Toward the end of his life, Jacob confessed that man's life is a pilgrimage (47:9) This is a precious truth. Even though we work hard and live well, we must not forget that man's life is a pilgrimage. We must also remember that we need God's blessing. No matter how hard we work, without God's blessing our lives are empty and miserable. Jacob knew that though he had worked hard, he had succeeded because of God's blessing. Now he wanted a spiritual blessing. He wanted God's living presence in his life. He wanted to be a spiritual man.

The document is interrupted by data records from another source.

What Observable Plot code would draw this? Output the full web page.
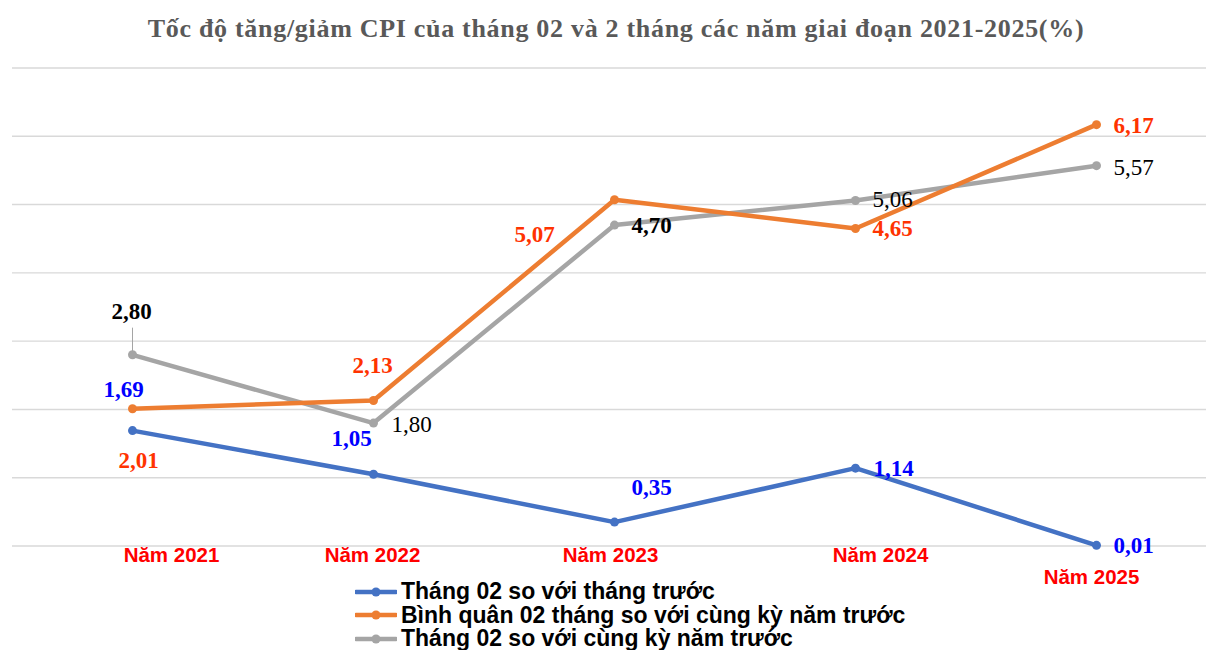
<!DOCTYPE html>
<html>
<head>
<meta charset="utf-8">
<script src="https://cdn.jsdelivr.net/npm/d3@7"></script>
<script src="https://cdn.jsdelivr.net/npm/@observablehq/plot@0.6"></script>
<style>
  html, body { margin: 0; padding: 0; background: #fff; }
  #wrap { position: relative; width: 1206px; height: 650px; overflow: hidden; }
  #title { position: absolute; left: 0; width: 1232px; top: 14px; text-align: center;
    font-family: "Liberation Serif", "Times New Roman", serif; font-weight: bold; font-size: 26px; letter-spacing: 0.7px; color: #595959; white-space: nowrap; }
  #chart { position: absolute; left: 0; top: 0; }
  #legend { position: absolute; left: 355px; top: 580px; font-family: "Liberation Sans", Arial, sans-serif;
    font-weight: bold; font-size: 23px; color: #000; }
  .row { display: flex; align-items: center; height: 23.5px; line-height: 23.5px; white-space: nowrap; }
  .row svg { margin-right: 4px; }
</style>
</head>
<body>
<div id="wrap">
  <div id="chart"></div>
  <div id="title">Tốc độ tăng/giảm CPI của tháng 02 và 2 tháng các năm giai đoạn 2021-2025(%)</div>
  <div id="legend"></div>
</div>
<script>
const years = ["Năm 2021", "Năm 2022", "Năm 2023", "Năm 2024", "Năm 2025"];
const seriesNames = [
  "Tháng 02 so với tháng trước",
  "Bình quân 02 tháng so với cùng kỳ năm trước",
  "Tháng 02 so với cùng kỳ năm trước"
];
const thang02SoThangTruoc = [1.69, 1.05, 0.35, 1.14, 0.01];
const binhQuan2Thang = [2.01, 2.13, 5.07, 4.65, 6.17];
const thang02SoCungKy = [2.80, 1.80, 4.70, 5.06, 5.57];
const yTicks = [0, 1, 2, 3, 4, 5, 6, 7];

const seriesValues = [thang02SoThangTruoc, binhQuan2Thang, thang02SoCungKy];
const lineColors = ["#4472C4", "#ED7D31", "#A5A5A5"];
const labelColors = ["#0000FF", "#FF3300", "#000000"];

const rows = [];
seriesNames.forEach((s, si) => years.forEach((y, yi) => rows.push({series: s, si, year: y, yi, value: seriesValues[si][yi]})));

// label placement [dx, dy, weight] per series / year (layout only)
const labelLayout = [
  [[-9, -41, "bold"], [-22, -36, "bold"], [37, -34, "bold"], [38, 0, "bold"], [37, 0, "bold"]],
  [[6, 52, "bold"], [-1, -35, "bold"], [-80, 35, "bold"], [37, 0, "bold"], [37, 1, "bold"]],
  [[-1, -43, "bold"], [38, 2, "normal"], [37, 1, "bold"], [37, -1, "normal"], [37, 2, "normal"]]
];
const catLayout = [[39, 9], [-1, 9], [-4, 9], [25, 9], [-5, 31]];

const fmt = v => v.toFixed(2).replace(".", ",");

const labelMarks = rows.map(r => {
  const [dx, dy, w] = labelLayout[r.si][r.yi];
  return Plot.text([r], {x: "year", y: "value", text: d => fmt(d.value), dx, dy,
    fill: labelColors[r.si], fontWeight: w, fontSize: 23,
    fontFamily: "Liberation Serif, Times New Roman, serif", textAnchor: "middle"});
});
const catMarks = years.map((y, i) => Plot.text([y], {x: d => d, y: () => 0, text: d => d,
  dx: catLayout[i][0], dy: catLayout[i][1], fill: "#FF0000", fontWeight: "bold", fontSize: 20.5,
  fontFamily: "Liberation Sans, Arial, sans-serif", textAnchor: "middle"}));

const leader = rows.filter(r => r.si === 2 && r.yi === 0);

const chart = Plot.plot({
  width: 1206,
  height: 650,
  marginLeft: 12,
  marginRight: 0,
  marginTop: 67.5,
  marginBottom: 104.5,
  x: {type: "point", domain: years, range: [132, 1096], padding: 0, axis: null},
  y: {domain: [0, 7], axis: null},
  style: {background: "transparent"},
  marks: [
    Plot.ruleY(yTicks, {stroke: "#D9D9D9", strokeWidth: 1.4}),
    Plot.ruleX(leader, {x: "year", y1: "value", y2: d => d.value + 0.39, stroke: "#A5A5A5", strokeWidth: 1}),
    ...[2, 1, 0].map(si => Plot.line(rows.filter(r => r.si === si), {x: "year", y: "value",
      stroke: lineColors[si], strokeWidth: 4.5, strokeLinejoin: "round", strokeLinecap: "round"})),
    ...[2, 1, 0].map(si => Plot.dot(rows.filter(r => r.si === si), {x: "year", y: "value",
      r: 4.5, fill: lineColors[si], stroke: "none"})),
    ...labelMarks,
    ...catMarks
  ]
});
document.getElementById("chart").appendChild(chart);

const legend = document.getElementById("legend");
seriesNames.forEach((s, i) => {
  const row = document.createElement("div");
  row.className = "row";
  row.innerHTML = `<svg width="42" height="12"><line x1="1" y1="6" x2="41" y2="6" stroke="${lineColors[i]}" stroke-width="4.5" stroke-linecap="round"/><circle cx="21" cy="6" r="4.5" fill="${lineColors[i]}"/></svg><span>${s}</span>`;
  legend.appendChild(row);
});
</script>
</body>
</html>
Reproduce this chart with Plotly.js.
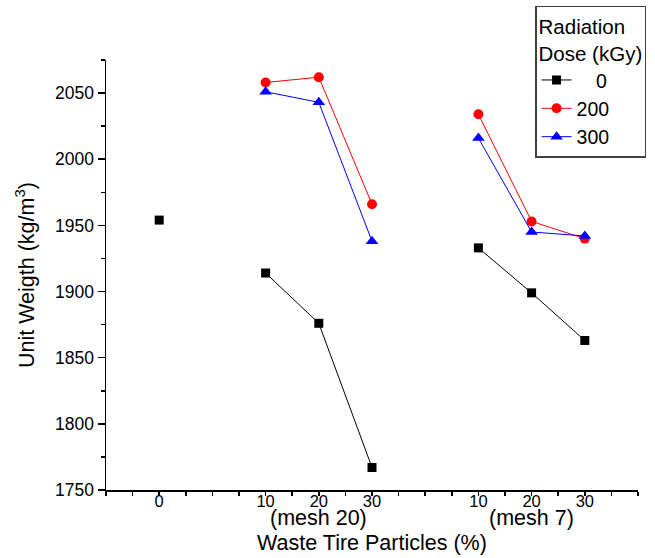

Finally, when Jacob refused to let go, even at daybreak, after his hip was injured, the Lord asked his name. He said, "My name is Jacob"--the deceiver. God helped Jacob to discover himself. For the first time he saw himself as a selfish deceiver. Jacob was ready for a new name and a changed character. God gave him a new name--Israel. Israel means "one who struggles with God." One who struggles with men becomes proud and fearful if he wins; he despairs if he looses. But one who struggles with God lives life on a different level. Not only was Jacob's name changed; his inner life and character were also changed. He began a new life as a spiritual man. He walked with a limp, but his face was shining, and he named that place Peniel, the face of God.
4. The meeting with Esau (33:1-11)
Then the dreaded moment came. Jacob looked up and there was Esau coming with his 400 men (33:1). He arranged his family with Joseph and Rachel in the most protected place, and he went ahead and bowed to the ground as he approached his brother. The meeting turned out to be an anti-climax. Esau had forgotten all about his grudge against Jacob. Jacob looked at Esau's smiling face and said, "Seeing your face is like seeing the face of God." He knew that the resolution of his life problem was an act of God and a direct answer to prayer. Often the things we fear and dread most become like a morning mist when we commit them to God in prayer.